Quando conhecemos Eo (o nome se refere ao barulho típico do animal), ele mora num circo, e trabalha com uma cuidadora que o ama (Sandra Dryzmalska). Só que circos estão em baixa, e após um protesto ecológico contra o uso de animais, o dono do circo resolve vender Eo para uma fazenda. O que sucede é uma série de vinhetas, pois Eo vira um transeunte, um peregrino pela condição humana animal, passando de mão em mão. Algumas vezes é pra melhor, outras para pior, com mais de uma ocasião perigosa.
Um filme compromissado com seu animal é um convite à uma interpretação subjetiva. Esse compromisso envolve manter o personagem como um animal, sem que ele fale ou deixe claro seus pensamentos. Ou seja, o oposto de um filme da Disney, aonde o que ocorre é a metafórica transformação do animal em um ser humano, via diálogo, para que facilite a empatia. Eo, portanto, é protagonista e observador, porém sem a capacidade de interpretar. Cabe ao espectador ver emoção em seu rosto ou tirar conclusões sobre o que ele pensa dos personagens que o rodeiam.

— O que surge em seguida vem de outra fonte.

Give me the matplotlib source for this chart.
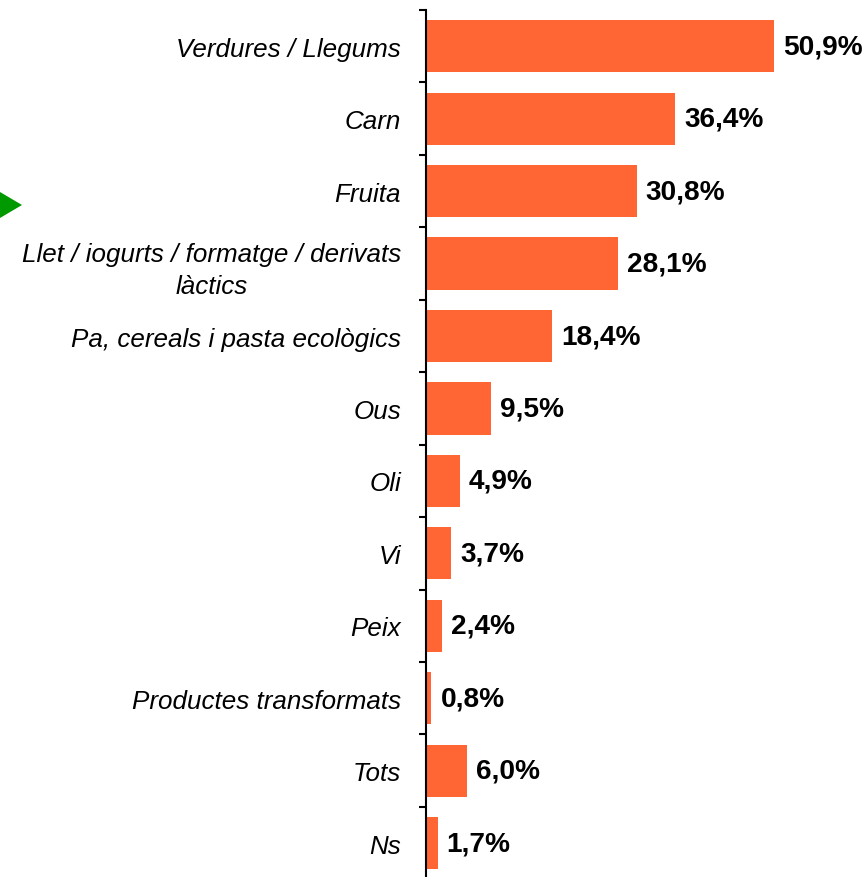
import matplotlib
matplotlib.use("Agg")
import matplotlib.pyplot as plt
import numpy as np
from matplotlib.patches import Polygon

categories = ["Verdures / Llegums", "Carn", "Fruita",
              "Llet / iogurts / formatge / derivats\nlàctics",
              "Pa, cereals i pasta ecològics", "Ous", "Oli", "Vi", "Peix",
              "Productes transformats", "Tots", "Ns"]
values = [50.9, 36.4, 30.8, 28.1, 18.4, 9.5, 4.9, 3.7, 2.4, 0.8, 6.0, 1.7]
value_labels = ["50,9%", "36,4%", "30,8%", "28,1%", "18,4%", "9,5%", "4,9%",
                "3,7%", "2,4%", "0,8%", "6,0%", "1,7%"]

plt.rcParams['font.family'] = ['Liberation Sans', 'DejaVu Sans']

W, H = 866, 878
fig = plt.figure(figsize=(W / 100, H / 100), dpi=100)
ax = fig.add_axes([426 / W, -2.4 / H, (W - 426) / W, (H - 11 + 2.4) / H])

n = len(categories)
y = np.arange(n)
ax.barh(y, values, height=0.72, color="#FF6633", edgecolor="none")
ax.set_ylim(n - 0.5, -0.5)
ax.set_xlim(0, 64.3)

for yi, v, lab in zip(y, values, value_labels):
    ax.annotate(lab, (v, yi), xytext=(6.5, 0), textcoords="offset points",
                ha="left", va="center", fontsize=20.2, fontweight="bold",
                color="black")

ax.set_yticks(y)
ax.set_yticklabels(categories, fontsize=18.7, style="italic",
                   multialignment="center", linespacing=1.4)
ax.tick_params(axis="y", which="major", length=0, pad=18)
ax.set_yticks(np.arange(-0.5, n, 1), minor=True)
ax.tick_params(axis="y", which="minor", length=5, width=1.5, direction="out",
               color="black")

for s in ["top", "right", "bottom"]:
    ax.spines[s].set_visible(False)
ax.spines["left"].set_linewidth(1.5)
ax.spines["left"].set_color("black")
ax.set_xticks([])

tri = Polygon([[0 / W, 1 - 193 / H], [22 / W, 1 - 206 / H], [0 / W, 1 - 219 / H]],
              closed=True, transform=fig.transFigure, facecolor="#009900",
              edgecolor="none")
fig.patches.append(tri)

fig.savefig("out.png", dpi=100)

A jornada que segue vai do sublime ao surreal, do perigo mortal à brincadeira, às vezes na mesma sequencia. Em uma, Eo passa por uma partida futebol e participa, sem querer, de uma jogada decisiva. Os torcedores levam o burrinho para um pub e comemoram com ele. Parece cena de filme infantil, mas logo logo chegam os hooligans torcedores do outro time, que espancam seus rivais e o pobre animal. Tal a condição humana: do êxtase a tragédia.
Como outros filmes do tipo, parte importante do comentário vem da relação entre animais e seres humanos. A denúncia, claro, é sobre o descaso da relação entre espécies. O problema é que “Eo” chega tarde, após filmes mais antigos e mais recentes. Um deles é “Cow”, excelente documentário de Andrea Arnold sobre a vida de uma vaca do nascimento ao abatedouro. Enquanto “Eo” brinca com certo surrealismo, “Cow” consegue tudo na realidade. Só que “Eo” não consegue nem existir em contraponto a isso porque lá em 1966 o mestre francês Robert Bresson dirigiu “Au Hasard, Balthazar”, também sobre um burrinho repassado de mão em mão.
Esta nova versão, enquanto servirá para impressionar quem não conhecer estes dois outros filmes citados, não consegue se distinguir suficientemente deles.